Les aides prévues à Copenhague ont toutefois été tellement insuffisantes qu’on peut sans peine imaginer que les revendications d’aides à l’adaptation et de reconnaissance de la dette écologique ne soient pas antagonistes, bien au contraire. Or, derrière ces tensions, ne se joue pas seulement un rapport de forces, mais également une conception différente de la justice. Faut-il que celle-ci, en matière écologique, soit rétributive ou distributive ? Doit-on fonctionner sur des mécanismes de créances, dues aux pays du Sud, ou sur des critères de solidarité ? L’efficacité politique et environnementale oscille entre ces deux pôles. Une justice climatique purement rétributive signifierait en effet qu’un pays touché par les impacts du changement climatique, mais qui en est aussi responsable, par exemple la Chine, ne pourrait pas recevoir d’argent pour l’adaptation de son économie aux défis environnementaux. Au motif que c’est un pays responsable d’une immense quantité d’émissions de gaz à effet de serre, mais au risque de ralentir encore la nécessaire conversion de l’économie de la future première puissance mondiale. Une forme de justice fondée sur les capacités de paiement et les besoins, davantage que sur le calcul des responsabilités présentes et historiques, n’efface pas l’idée d’une dette écologique, mais permet de ne pas réduire cette dette à son aspect comptable.

renverser la dette

L’horizon de la dette climatique n’est pas nécessairement un chiffre définitif, qui ne serait de toute façon valable qu’à temps T. Il constitue avant tout le solde d’une revendication pivot du tiers-mondisme comme du mouvement altermondialiste : l’annulation de la dette des pays pauvres, comme symbole d’un rapport de forces Nord/Sud contestable et contesté. « Quantifier » la nature peut être problématique. Sauvegarder la planète pour ce qu’elle est et non pour ce qu’elle vaut, demeure nécessaire. Mais la mise en équation des responsabilités écologiques des pays riches en dit moins sur la valeur de la terre ou de la nature que sur l’affirmation d’une volonté politique : en finir avec l’autre dette, celle du Sud. On peut bien sûr réintégrer cette motivation politique dans une considération écologique, en soulignant les dégâts possibles sur l’environnement de cette dette plombant les budgets réduits des pays les plus pauvres, et, par ricochet, leurs préoccupations écologiques. Mais ce que qu’exprime la notion de dette climatique, c’est d’abord une inversion de la dette, dans ce qu’elle incarne des inégalités Nord/Sud.
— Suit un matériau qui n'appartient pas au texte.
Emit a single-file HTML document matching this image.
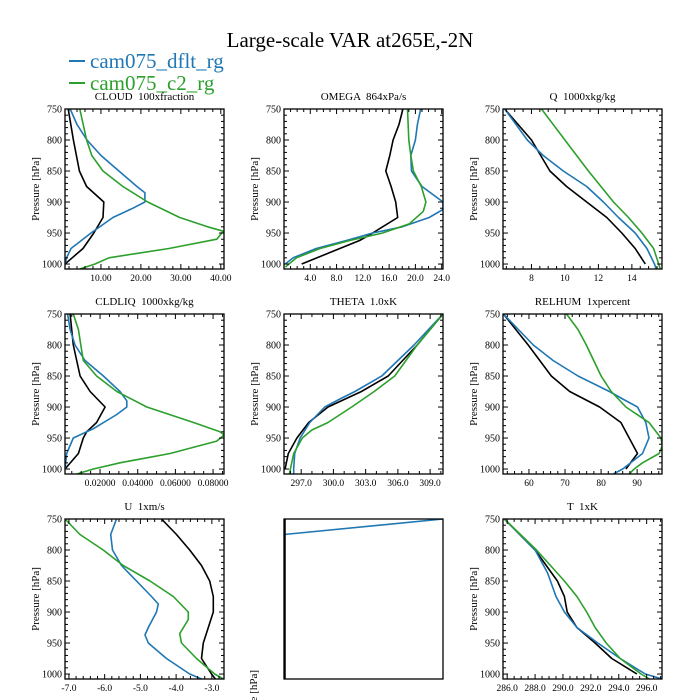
<!DOCTYPE html>
<html><head><meta charset="utf-8"><style>
html,body{margin:0;padding:0;background:#fff;}
svg{display:block;font-family:"Liberation Serif",serif;}
svg text{white-space:pre;}
</style></head><body>
<svg id="c" width="700" height="700" viewBox="0 0 700 700">
<text x="350" y="47" font-size="21" text-anchor="middle">Large-scale VAR at265E,-2N</text>
<g>
<line x1="69" y1="61" x2="85" y2="61" stroke="#1f77b4" stroke-width="2"/>
<text x="90" y="68" font-size="21" fill="#1f77b4">cam075_dflt_rg</text>
<line x1="69" y1="83" x2="85" y2="83" stroke="#2ca02c" stroke-width="2"/>
<text x="90" y="90" font-size="21" fill="#2ca02c">cam075_c2_rg</text>
</g>
</svg>
<script>
const cloudBlackP=[750,800,850,875,900,925,950,975,1000];
const cloudBlack=[1.8,3.1,4.6,6.4,10.7,10.5,8.2,5.5,1];
const cloudBlueP=[750,775,800,825,850,875,885,900,910,925,950,975,990,1000];
const cloudBlue=[2.3,4,6.5,10,14.5,19,21,21,18,13,7.5,2.5,1.4,1];
const cloudGreenP=[750,800,825,850,875,900,925,940,947,960,975,990,1000,1008];
const cloudGreen=[4.7,6.4,7.7,10.5,15.5,21.7,29.7,36.7,40.6,39,27,12,8.5,4.7];

const omegaBlackP=[750,775,800,825,850,875,900,925,950,962,975,1000];
const omegaBlack=[18.1,17.5,16.6,16.1,15.5,16.3,17,17.3,13.5,11.5,8.5,2.7];
const omegaBlueP=[750,775,800,825,850,875,900,912,925,940,950,962,975,990,1000];
const omegaBlue=[20.8,20.3,20,19.3,19.4,21,24.2,24.2,22.1,18,13.5,9.5,4.9,1.4,0.2];
const omegaGreenP=[750,800,825,850,875,900,915,935,950,962,975,990,1005];
const omegaGreen=[18.8,19,19.3,19.7,20.9,21.6,21.2,19.1,15,10,5.5,1.9,0.2];

const qBlackP=[750,800,850,875,900,925,950,975,1000];
const qBlack=[6.4,8.0,9.1,10.1,11.3,12.5,13.4,14.2,14.8];
const qBlueP=[750,800,825,850,875,900,925,950,975,1000,1008];
const qBlue=[6.4,7.75,8.7,9.9,11.3,12.3,13.2,14.2,14.9,15.35,15.45];
const qGreenP=[750,800,850,900,925,950,975,1000,1008];
const qGreen=[8.6,10,11.4,12.9,13.8,14.6,15.3,15.6,15.7];

const liqBlackP=[750,800,850,875,900,925,940,950,975,1000];
const liqBlack=[0.0041,0.0058,0.0094,0.0147,0.0227,0.0182,0.0129,0.0111,0.0085,0.0014];
const liqBlueP=[750,775,800,825,850,875,890,900,912,935,950,975,1000];
const liqBlue=[0.0028,0.0041,0.0067,0.012,0.0218,0.0306,0.0342,0.0342,0.0289,0.0165,0.0058,0.0023,0.0014];
const liqGreenP=[750,775,800,825,850,875,900,925,940,945,955,975,990,1000,1008];
const liqGreen=[0.0058,0.0085,0.0098,0.0111,0.0182,0.0289,0.0448,0.0696,0.0837,0.0859,0.0819,0.0572,0.0306,0.0165,0.0076];

const thBlackP=[750,800,850,875,900,925,950,975,1000];
const thBlack=[310.2,307.8,305.1,302.6,299.5,297.7,296.6,295.8,295.5];
const thBlueP=[750,800,850,875,887,900,925,950,975,1000,1008];
const thBlue=[310.2,307.5,304.5,302,300.6,299.2,297.8,296.9,296.4,296.3,296.3];
const thGreenP=[750,800,850,875,900,925,937,950,975,1000,1008];
const thGreen=[310.2,307.8,305.7,303.8,301.7,299.5,298,297.1,296.3,296,295.9];

const rhBlackP=[750,800,850,875,900,925,975,1000];
const rhBlack=[52.9,59.8,66.2,71.3,79.6,85.5,90.1,86.9];
const rhBlueP=[750,800,825,850,875,887,900,925,950,975,1000,1008];
const rhBlue=[52.9,61.2,66.7,73.6,82.3,86,90.1,92.4,93.3,91.5,86,83.4];
const rhGreenP=[750,775,800,850,875,900,925,950,962,975,990,1000,1008];
const rhGreen=[70.4,73.6,75.9,80,82.8,86.9,93.3,96.6,97,96.1,91.5,89.2,87.8];

const uBlackP=[750,775,800,825,850,875,900,925,950,975,1000,1008];
const uBlack=[-4.41,-3.99,-3.62,-3.29,-3.06,-2.96,-2.96,-3.1,-3.24,-3.29,-3.01,-2.9];
const uBlueP=[750,775,800,825,850,875,887,900,925,937,950,975,1000,1008];
const uBlue=[-5.67,-5.83,-5.78,-5.53,-5.11,-4.69,-4.5,-4.55,-4.78,-4.87,-4.78,-4.27,-3.62,-3.29];
const uGreenP=[750,775,800,825,850,875,900,912,935,950,975,1000,1008];
const uGreen=[-7.11,-6.69,-6.04,-5.48,-4.73,-4.08,-3.66,-3.66,-3.9,-3.85,-3.43,-2.92,-2.68];

const tBlackP=[750,800,850,875,900,925,950,975,1000];
const tBlack=[285.8,288.0,289.6,290.1,290.3,291.0,292.3,293.5,295.3];
const tBlueP=[750,800,837,875,900,925,950,975,1000,1008];
const tBlue=[285.8,288,288.9,289.5,290.1,291.0,292.5,294.1,295.9,297.1];
const tGreenP=[750,800,850,875,900,925,950,975,1000,1008];
const tGreen=[285.8,288.1,290.1,291.0,291.7,292.3,293.1,294.1,295.6,296.2];

const emptyBlueP=[775,750];
const emptyBlue=[0,1];

const yTicks=[750,800,850,900,950,1000];
const cloudTicks=[10,20,30,40];
const omegaTicks=[4,8,12,16,20,24];
const qTicks=[8,10,12,14];
const liqTicks=[0.02,0.04,0.06,0.08];
const thTicks=[297,300,303,306,309];
const rhTicks=[60,70,80,90];
const uTicks=[-7,-6,-5,-4,-3];
const tTicks=[286,288,290,292,294,296];

const NS="http://www.w3.org/2000/svg";
const svg=document.getElementById('c');
const BLUE="#1f77b4",GREEN="#2ca02c",BLACK="#000";
function mk(tag,attrs,parent){const e=document.createElementNS(NS,tag);for(const k in attrs)e.setAttribute(k,attrs[k]);(parent||svg).appendChild(e);return e;}

const panels=[
 {name:"cloud",title:"CLOUD  100xfraction",col:0,row:0,xmin:1,xmax:40.8,ticks:cloudTicks,dec:2,minor:2,
  series:[[cloudBlackP,cloudBlack,BLACK],[cloudBlueP,cloudBlue,BLUE],[cloudGreenP,cloudGreen,GREEN]]},
 {name:"omega",title:"OMEGA  864xPa/s",col:1,row:0,xmin:0,xmax:24.2,ticks:omegaTicks,dec:1,minor:1,
  series:[[omegaBlackP,omegaBlack,BLACK],[omegaBlueP,omegaBlue,BLUE],[omegaGreenP,omegaGreen,GREEN]]},
 {name:"q",title:"Q  1000xkg/kg",col:2,row:0,xmin:6.3,xmax:15.8,ticks:qTicks,dec:0,minor:0.5,
  series:[[qBlackP,qBlack,BLACK],[qBlueP,qBlue,BLUE],[qGreenP,qGreen,GREEN]]},
 {name:"cldliq",title:"CLDLIQ  1000xkg/kg",col:0,row:1,xmin:0.0014,xmax:0.0858,ticks:liqTicks,dec:5,minor:0.005,
  series:[[liqBlackP,liqBlack,BLACK],[liqBlueP,liqBlue,BLUE],[liqGreenP,liqGreen,GREEN]]},
 {name:"theta",title:"THETA  1.0xK",col:1,row:1,xmin:295.4,xmax:310.2,ticks:thTicks,dec:1,minor:1,
  series:[[thBlackP,thBlack,BLACK],[thBlueP,thBlue,BLUE],[thGreenP,thGreen,GREEN]]},
 {name:"relhum",title:"RELHUM  1xpercent",col:2,row:1,xmin:52.8,xmax:96.9,ticks:rhTicks,dec:0,minor:2,
  series:[[rhBlackP,rhBlack,BLACK],[rhBlueP,rhBlue,BLUE],[rhGreenP,rhGreen,GREEN]]},
 {name:"u",title:"U  1xm/s",col:0,row:2,xmin:-7.11,xmax:-2.66,ticks:uTicks,dec:1,minor:0.2,
  series:[[uBlackP,uBlack,BLACK],[uBlueP,uBlue,BLUE],[uGreenP,uGreen,GREEN]]},
 {name:"empty",title:"",col:1,row:2,xmin:0,xmax:1,ticks:[],dec:0,minor:0,noY:true,
  series:[[emptyBlueP,emptyBlue,BLUE]]},
 {name:"t",title:"T  1xK",col:2,row:2,xmin:285.7,xmax:297.1,ticks:tTicks,dec:1,minor:0.5,
  series:[[tBlackP,tBlack,BLACK],[tBlueP,tBlue,BLUE],[tGreenP,tGreen,GREEN]]}
];
const colX=[65,284,503],rowY=[109,314,519],W=159,H=160,PMIN=750,PMAX=1008;

panels.forEach(pn=>{
 const L=colX[pn.col],T=rowY[pn.row];
 const g=mk('g',{});
 
 
 const xs=v=>L+(v-pn.xmin)/(pn.xmax-pn.xmin)*W;
 const ys=p=>T+(p-PMIN)/(PMAX-PMIN)*H;
 if(pn.title){
  const t=mk('text',{x:L+W/2,y:T-9,'font-size':11,'text-anchor':'middle'},g);
  t.textContent=pn.title;
  
  
 }
 const yl=mk('text',{transform:`translate(${L-26},${T+H/2}) rotate(-90)`,'font-size':11,'text-anchor':'middle'},g);
 yl.textContent="Pressure [hPa]";
 
 
 if(pn.name==="empty"){yl.setAttribute('transform',`translate(${L-27},${T+151}) rotate(-90)`);yl.setAttribute('text-anchor','end');}
 const clip=mk('clipPath',{id:'cl'+pn.name},g);
 mk('rect',{x:L,y:T,width:W,height:H},clip);
 pn.series.forEach((s,i)=>{
  const [P,V,col]=s;
  let d='';
  for(let k=0;k<P.length;k++){
   const vx=pn.name==="empty"?(L+V[k]*W):xs(V[k]);
   d+=(k?'L':'M')+vx.toFixed(1)+','+ys(P[k]).toFixed(1);
  }
  const path=mk('path',{d:d,fill:'none',stroke:col,'stroke-width':1.6,'clip-path':`url(#cl${pn.name})`,'stroke-linejoin':'round'},g);
  
  
 });
 if(pn.name==="empty"){mk('line',{x1:L+1,y1:T,x2:L+1,y2:T+H,stroke:'#000','stroke-width':1.5},g);}
 if(!pn.noY){
  for(let p=750;p<=1000;p+=10){
   const y=ys(p),maj=p%50===0,len=maj?5:3;
   mk('line',{x1:L,y1:y,x2:L+len,y2:y,stroke:'#000','stroke-width':1},g);
   mk('line',{x1:L+W,y1:y,x2:L+W-len,y2:y,stroke:'#000','stroke-width':1},g);
  }
  yTicks.forEach(p=>{
   const t=mk('text',{x:L-3,y:ys(p)+3.5,'font-size':10,'text-anchor':'end'},g);
   t.textContent=p;
   
   
  });
 }
 if(pn.minor){
  const st=Math.ceil(pn.xmin/pn.minor);
  for(let k=st;k*pn.minor<=pn.xmax;k++){
   const v=k*pn.minor,x=xs(v);
   const maj=pn.ticks.some(tk=>Math.abs(tk-v)<pn.minor/10),len=maj?5:3;
   mk('line',{x1:x,y1:T+H,x2:x,y2:T+H-len,stroke:'#000','stroke-width':1},g);
   mk('line',{x1:x,y1:T,x2:x,y2:T+len,stroke:'#000','stroke-width':1},g);
  }
 }
 pn.ticks.forEach(v=>{
  const t=mk('text',{x:xs(v),y:T+H+12,'font-size':9.5,'text-anchor':'middle'},g);
  t.textContent=v.toFixed(pn.dec);
  
  
 });
 const fr=mk('rect',{x:L,y:T,width:W,height:H,fill:'none',stroke:'#000','stroke-width':1.3},g);
 
 
});
</script>
</body></html>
Le groupe activiste espagnol ¿Quién debe a quién ? (Qui doit à qui ?), menant campagne pour l’abolition de la dette externe et pour la restitution de la dette écologique, a ainsi tourné un clip aussi absurde que cohérent. Il met en scène un huissier en costume venant réclamer le paiement de la dette écologique au nom des Indiens Guarani à une jeune urbaine espagnole en partance pour les Caraïbes en avion.
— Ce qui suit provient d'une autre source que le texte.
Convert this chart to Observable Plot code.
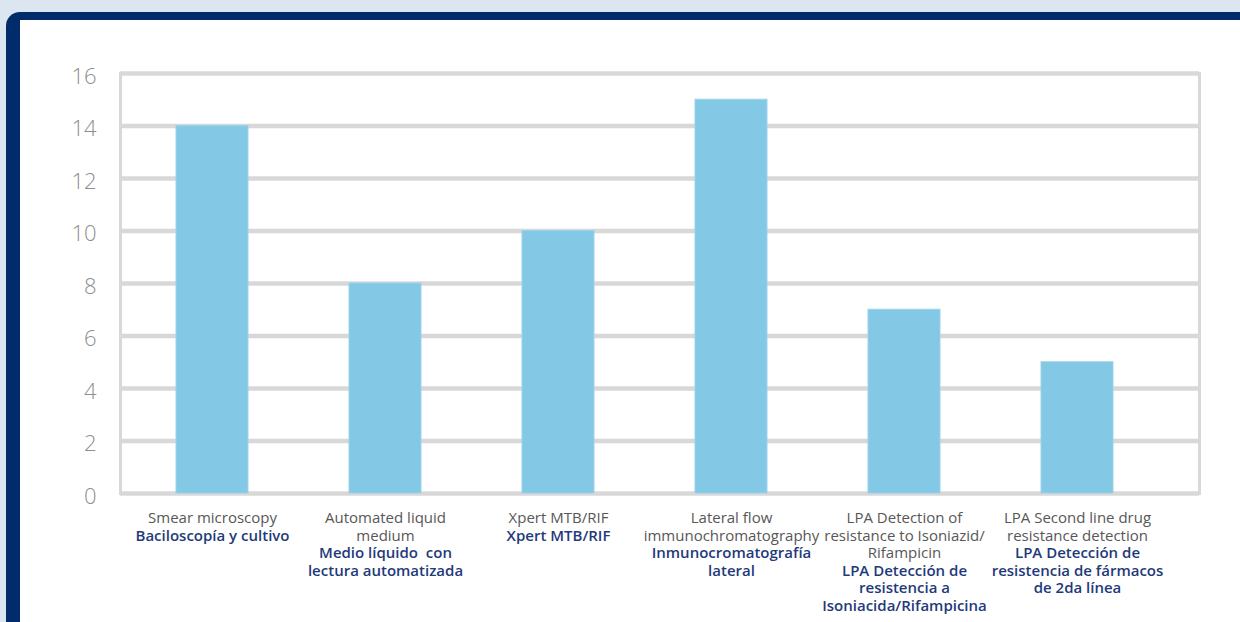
<!DOCTYPE html>
<html>
<head>
<meta charset="utf-8">
<script src="https://cdn.jsdelivr.net/npm/d3@7"></script>
<script src="https://cdn.jsdelivr.net/npm/@observablehq/plot@0.6"></script>
<style>
  html, body { margin: 0; padding: 0; }
  body { width: 1240px; height: 622px; overflow: hidden; background: #dce6f1; position: relative; font-family: "Open Sans", sans-serif; }
  #frame { position: absolute; left: 6px; top: 12px; width: 1300px; height: 700px; background: #022b6b; border-top-left-radius: 14px; }
  #inner { position: absolute; left: 20px; top: 20px; width: 1300px; height: 700px; background: #ffffff; }
  #chart { position: absolute; left: 0; top: 0; }
</style>
</head>
<body>
<div id="frame"></div>
<div id="inner"></div>
<div id="chart"></div>
<script>
const categories = ["smear", "liquid", "xpert", "lateral", "lpa1", "lpa2"];
const labelsEn = [
  "Smear microscopy",
  "Automated liquid\nmedium",
  "Xpert MTB/RIF",
  "Lateral flow\nimmunochromatography",
  "LPA Detection of\nresistance to Isoniazid/\nRifampicin",
  "LPA Second line drug\nresistance detection"
];
const labelsEs = [
  "Baciloscopía y cultivo",
  "Medio líquido  con\nlectura automatizada",
  "Xpert MTB/RIF",
  "Inmunocromatografía\nlateral",
  "LPA Detección de\nresistencia a\nIsoniacida/Rifampicina",
  "LPA Detección de\nresistencia de fármacos\nde 2da línea"
];
const values = [14, 8, 10, 15, 7, 5];
const yTicks = [0, 2, 4, 6, 8, 10, 12, 14, 16];

const data = categories.map((c, i) => ({cat: c, value: values[i], en: labelsEn[i], es: labelsEs[i], nEn: labelsEn[i].split("\n").length}));

const fontSize = 15;
const lineH = 17.5;
const baseDy = 17.5;

const textMarks = [];
textMarks.push(Plot.text(data, {
  x: "cat", y: () => 0, text: "en", lineAnchor: "top", dy: baseDy,
  fontSize, lineHeight: lineH / fontSize, fill: "#575757", fontFamily: "Open Sans", textAnchor: "middle"
}));
for (const n of [1, 2, 3]) {
  const subset = data.filter(d => d.nEn === n);
  if (!subset.length) continue;
  textMarks.push(Plot.text(subset, {
    x: "cat", y: () => 0, text: "es", lineAnchor: "top", dy: baseDy + n * lineH,
    fontSize, lineHeight: lineH / fontSize, fill: "#1f3a7a", fontWeight: 600, fontFamily: "Open Sans", textAnchor: "middle"
  }));
}

const chart = Plot.plot({
  width: 1240,
  height: 622,
  marginLeft: 120,
  marginRight: 41,
  marginTop: 73,
  marginBottom: 129,
  style: {background: "transparent", overflow: "visible"},
  x: {type: "band", domain: categories, range: [125.5, 1163.5], paddingInner: 0.584, paddingOuter: 0.292, round: false, axis: null},
  y: {domain: [0, 16], axis: null},
  marks: [
    Plot.ruleY(yTicks, {stroke: "#d8d8d8", strokeWidth: 4.5}),
    Plot.frame({stroke: "#d8d8d8", strokeWidth: 3}),
    Plot.barY(data, {x: "cat", y: "value", fill: "#83c8e4", stroke: "#9bd3ea", strokeWidth: 1}),
    Plot.axisY({ticks: yTicks, tickSize: 0, tickPadding: 24, fontSize: 22, fill: "#8e8e8e", fontWeight: 300, fontFamily: "Open Sans", label: null, dy: 3}),
    ...textMarks
  ]
});
document.getElementById("chart").appendChild(chart);
</script>
</body>
</html>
La procédure de calcul de la dette écologique rend palpable l’inégal partage des richesses et des fragilités de la planète. À cette aune, la mesure de l’exploitation écologique du Sud par le Nord rendrait totalement caduque ce que le Sud doit au Nord. Au prix de la tonne de CO2 à la fin de l’année 2009 — 14 euros la tonne —, le calcul du « capital carbone » de chaque pays (rapporté à sa population et à ce qu’il a déjà émis), donne en effet un chiffre de 12000 milliards de dollars dus par les pays du Nord au pays du Sud. La dette des pays du Sud envers les institutions du Nord se chiffre actuellement à 3500 milliards de dollars si on additionne dette privée et publique, et à 1200 milliards si on ne parle que de la dette publique. Il n’est certes pas besoin de dette écologique pour légitimer l’annulation de la dette du Sud, mais l’argumentation chiffrée pèse lourd, puisque se cristallise ici une autre mondialisation, où les effets planétaires des destructions écologiques peuvent devenir des outils pour appuyer une reconsidération, sinon une inversion, des équilibres géopolitiques. La dette écologique s’adosse donc à un horizon politique qui est celui de l’écologie politique : la perception croissante d’une communauté de destins à l’échelle planétaire oblige à repenser les conduites individuelles comme les décisions internationales. Mais, en faisant un détour par une mondialisation écologisée, elle donne la possibilité à des débiteurs de se retrouver créanciers, à des pays dominés de ne pas mendier de l’aide mais de revendiquer leur dû, à des humiliés de se rêver en nouveaux riches.